» What is required: Find the string "with" in the entries and copy each line that has it.
┌────────
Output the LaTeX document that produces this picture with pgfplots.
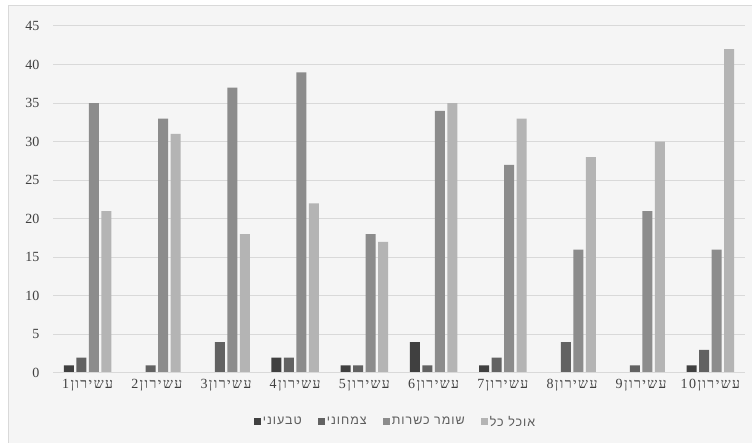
\documentclass[border=0pt]{standalone}
\usepackage{fontspec}
\setmainfont{Liberation Serif}
\newfontfamily\hebfont[Script=Hebrew, LetterSpace=10]{Liberation Serif}
\newfontfamily\hebsans[Script=Hebrew, LetterSpace=8]{Liberation Sans}
\TeXXeTstate=1
\usepackage{pgfplots}
\pgfplotsset{compat=1.18}
\usepackage{pgfplotstable}

\definecolor{vegan}{HTML}{404040}
\definecolor{veggie}{HTML}{626262}
\definecolor{kosher}{HTML}{8C8C8C}
\definecolor{omni}{HTML}{B4B4B4}
\definecolor{bg}{HTML}{F5F5F5}
\definecolor{gridc}{HTML}{D9D9D9}
\definecolor{txt}{HTML}{404040}

\newcommand\lab[1]{\hebfont\beginR עשירון#1\endR}

% decile, vegan, vegetarian, kosher, omnivore
\pgfplotstableread{
x a b c d
1 1 2 35 21
2 0 1 33 31
3 0 4 37 18
4 2 2 39 22
5 1 1 18 17
6 4 1 34 35
7 1 2 27 33
8 0 4 16 28
9 0 1 21 30
10 1 3 16 42
}\datatable

\begin{document}
\begin{tikzpicture}
\path[use as bounding box] (-53pt,-70pt) rectangle (699pt,373pt);
\fill[white] (-53pt,-70pt) rectangle (699pt,373pt);
\fill[bg] (-44pt,-71pt) rectangle (700pt,367pt);
\draw[gridc, line width=1pt] (-44pt,-71pt) -- (-44pt,367pt) -- (700pt,367pt);
\begin{axis}[
at={(0,0)}, anchor=south west,
scale only axis,
width=692pt, height=347pt,
xmin=0.5, xmax=10.5,
ymin=0, ymax=45,
ybar=2.5pt, bar width=10pt,
axis line style={draw=none},
axis x line*=bottom,
ymajorgrids, grid style={gridc, line width=1pt},
major tick length=0pt,
xtick=data,
xticklabels={\lab1,\lab2,\lab3,\lab4,\lab5,\lab6,\lab7,\lab8,\lab9,\lab{10}},
ytick={0,5,...,45},
/pgf/number format/assume math mode=true,
yticklabel style={font=\fontsize{14}{14}\selectfont, text=txt, xshift=-10pt},
xticklabel style={font=\fontsize{14}{14}\selectfont, text=txt, yshift=-3pt},
legend style={at={(0.495,-0.141)}, anchor=center, draw=none, fill=none,
  font=\hebsans\fontsize{12.5}{12.5}\selectfont, text=txt!85,
  /tikz/every even column/.append style={column sep=14pt}},
legend columns=-1,
legend image code/.code={\fill[#1] (0pt,-3.5pt) rectangle (7pt,3.5pt);},
]
\addplot[fill=vegan, draw=none] table[x=x, y=a] {\datatable};
\addplot[fill=veggie, draw=none] table[x=x, y=b] {\datatable};
\addplot[fill=kosher, draw=none] table[x=x, y=c] {\datatable};
\addplot[fill=omni, draw=none] table[x=x, y=d] {\datatable};
\draw[gridc, line width=1pt] (axis cs:0.5,0) -- (axis cs:10.5,0);
\legend{\beginR טבעוני\endR, \beginR צמחוני\endR, \beginR שומר כשרות\endR, \beginR אוכל כל\endR}
\end{axis}
\end{tikzpicture}
\end{document}
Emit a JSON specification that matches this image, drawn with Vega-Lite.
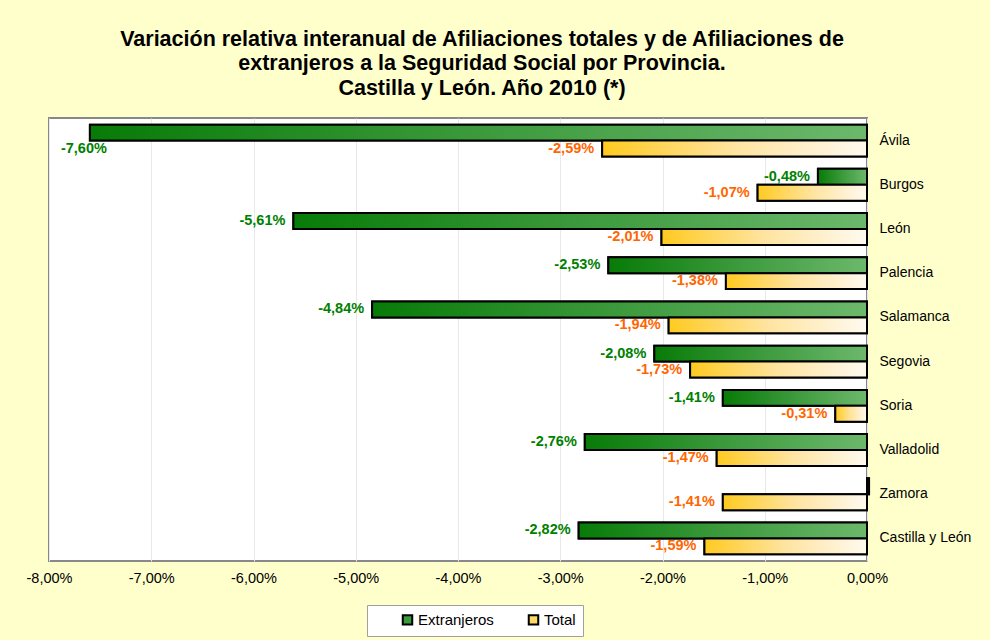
{
  "$schema": "https://vega.github.io/schema/vega-lite/v6.json",
  "width": 818,
  "height": 443,
  "autosize": "none",
  "padding": {"left": 49, "top": 118, "right": 123, "bottom": 79},
  "background": "#FFFFCC",
  "title": {
    "text": ["Variación relativa interanual de Afiliaciones totales y de Afiliaciones de", "extranjeros a la Seguridad Social por Provincia.", "Castilla y León. Año 2010 (*)"],
    "anchor": "middle",
    "dx": 24,
    "offset": 19,
    "font": "Liberation Sans",
    "fontSize": 21.5,
    "fontWeight": "bold",
    "color": "#000000",
    "lineHeight": 24.5
  },
  "config": {
    "locale": {"number": {"decimal": ",", "thousands": ".", "grouping": [3], "currency": ["", " €"], "minus": "-", "percent": "%"}},
    "view": {"stroke": "#888888", "strokeWidth": 2, "fill": "#FFFFFF"},
    "font": "Liberation Sans"
  },
  "data": {
    "values": [
      {"provincia": "Ávila", "serie": "Extranjeros", "valor": -0.0760},
      {"provincia": "Ávila", "serie": "Total", "valor": -0.0259},
      {"provincia": "Burgos", "serie": "Extranjeros", "valor": -0.0048},
      {"provincia": "Burgos", "serie": "Total", "valor": -0.0107},
      {"provincia": "León", "serie": "Extranjeros", "valor": -0.0561},
      {"provincia": "León", "serie": "Total", "valor": -0.0201},
      {"provincia": "Palencia", "serie": "Extranjeros", "valor": -0.0253},
      {"provincia": "Palencia", "serie": "Total", "valor": -0.0138},
      {"provincia": "Salamanca", "serie": "Extranjeros", "valor": -0.0484},
      {"provincia": "Salamanca", "serie": "Total", "valor": -0.0194},
      {"provincia": "Segovia", "serie": "Extranjeros", "valor": -0.0208},
      {"provincia": "Segovia", "serie": "Total", "valor": -0.0173},
      {"provincia": "Soria", "serie": "Extranjeros", "valor": -0.0141},
      {"provincia": "Soria", "serie": "Total", "valor": -0.0031},
      {"provincia": "Valladolid", "serie": "Extranjeros", "valor": -0.0276},
      {"provincia": "Valladolid", "serie": "Total", "valor": -0.0147},
      {"provincia": "Zamora", "serie": "Extranjeros", "valor": 0.0002},
      {"provincia": "Zamora", "serie": "Total", "valor": -0.0141},
      {"provincia": "Castilla y León", "serie": "Extranjeros", "valor": -0.0282},
      {"provincia": "Castilla y León", "serie": "Total", "valor": -0.0159}
    ]
  },
  "encoding": {
    "y": {
      "field": "provincia",
      "type": "nominal",
      "sort": null,
      "scale": {"paddingInner": 0.28, "paddingOuter": 0.15},
      "axis": {"orient": "right", "title": null, "ticks": false, "domain": false, "labelPadding": 12, "labelFontSize": 14, "labelColor": "#000000", "labelFont": "Liberation Sans"}
    },
    "yOffset": {"field": "serie", "type": "nominal", "sort": ["Extranjeros", "Total"]},
    "x": {
      "field": "valor",
      "type": "quantitative",
      "scale": {"domain": [-0.08, 0], "nice": false, "zero": false},
      "axis": {"title": null, "format": ".2%", "values": [-0.08, -0.07, -0.06, -0.05, -0.04, -0.03, -0.02, -0.01, 0], "ticks": false, "domain": false, "labelFlush": false, "labelPadding": 10, "labelFontSize": 14.5, "labelColor": "#000000", "labelFont": "Liberation Sans", "gridColor": "#E8E8E8", "gridWidth": 1}
    }
  },
  "layer": [
    {
      "mark": {"type": "bar", "stroke": "#000000", "strokeWidth": 2, "clip": false},
      "encoding": {
        "color": {
          "field": "serie",
          "type": "nominal",
          "scale": {"domain": ["Extranjeros", "Total"], "range": ["#3A9A3A", "#FFD966"]},
          "legend": {
            "title": null,
            "orient": "none",
            "legendX": 318,
            "legendY": 487,
            "direction": "horizontal",
            "symbolType": "square",
            "symbolSize": 90,
            "symbolStrokeColor": "#000000",
            "symbolStrokeWidth": 2,
            "symbolOpacity": 1,
            "symbolOffset": 26,
            "labelFontSize": 15,
            "labelFont": "Liberation Sans",
            "labelColor": "#000000",
            "labelOffset": 3,
            "columnPadding": 6,
            "fillColor": "#FFFFFF",
            "strokeColor": "#A0A0A0",
            "padding": 7,
            "labelExpr": "datum.label === 'Total' ? 'Total\u00a0\u00a0\u00a0\u00a0\u00a0\u00a0' : datum.label"
          }
        }
      }
    },
    {
      "transform": [{"filter": "datum.serie === 'Extranjeros'"}],
      "mark": {"type": "bar", "stroke": "#000000", "strokeWidth": 2, "clip": false,
        "color": {"gradient": "linear", "x1": 0, "y1": 0, "x2": 1, "y2": 0, "stops": [{"offset": 0, "color": "#077B07"}, {"offset": 0.5, "color": "#3C9A3C"}, {"offset": 1, "color": "#6CB86C"}]}}
    },
    {
      "transform": [{"filter": "datum.serie === 'Total'"}],
      "mark": {"type": "bar", "stroke": "#000000", "strokeWidth": 2, "clip": false,
        "color": {"gradient": "linear", "x1": 0, "y1": 0, "x2": 1, "y2": 0, "stops": [{"offset": 0, "color": "#FFCA20"}, {"offset": 0.5, "color": "#FFE4A0"}, {"offset": 1, "color": "#FFFAF0"}]}}
    },
    {
      "transform": [{"filter": "datum.serie === 'Extranjeros' && datum.valor < 0 && datum.valor > -0.07"}],
      "mark": {"type": "text", "align": "right", "baseline": "middle", "dx": -8, "fontSize": 14.5, "fontWeight": "bold", "color": "#008000", "font": "Liberation Sans"},
      "encoding": {"text": {"field": "valor", "type": "quantitative", "format": ".2%"}}
    },
    {
      "transform": [{"filter": "datum.serie === 'Extranjeros' && datum.valor <= -0.07"}],
      "mark": {"type": "text", "align": "center", "baseline": "middle", "dx": -6, "dy": 16, "fontSize": 14.5, "fontWeight": "bold", "color": "#008000", "font": "Liberation Sans"},
      "encoding": {"text": {"field": "valor", "type": "quantitative", "format": ".2%"}}
    },
    {
      "transform": [{"filter": "datum.serie === 'Total'"}],
      "mark": {"type": "text", "align": "right", "baseline": "middle", "dx": -8, "fontSize": 14.5, "fontWeight": "bold", "color": "#FF6600", "font": "Liberation Sans"},
      "encoding": {"text": {"field": "valor", "type": "quantitative", "format": ".2%"}}
    }
  ]
}
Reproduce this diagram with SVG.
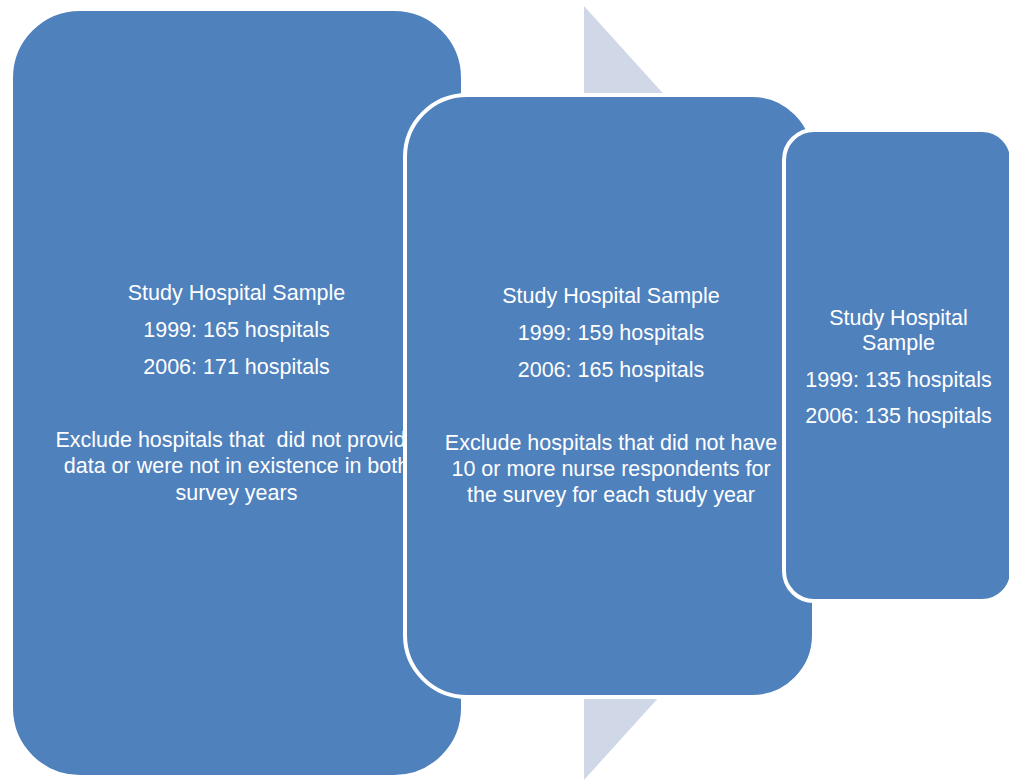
└────────
» Exercise result:
Output the LaTeX document that produces this picture with pgfplots.
Emit a JSON specification that matches this image, drawn with Vega-Lite.
Reproduce this diagram with SVG.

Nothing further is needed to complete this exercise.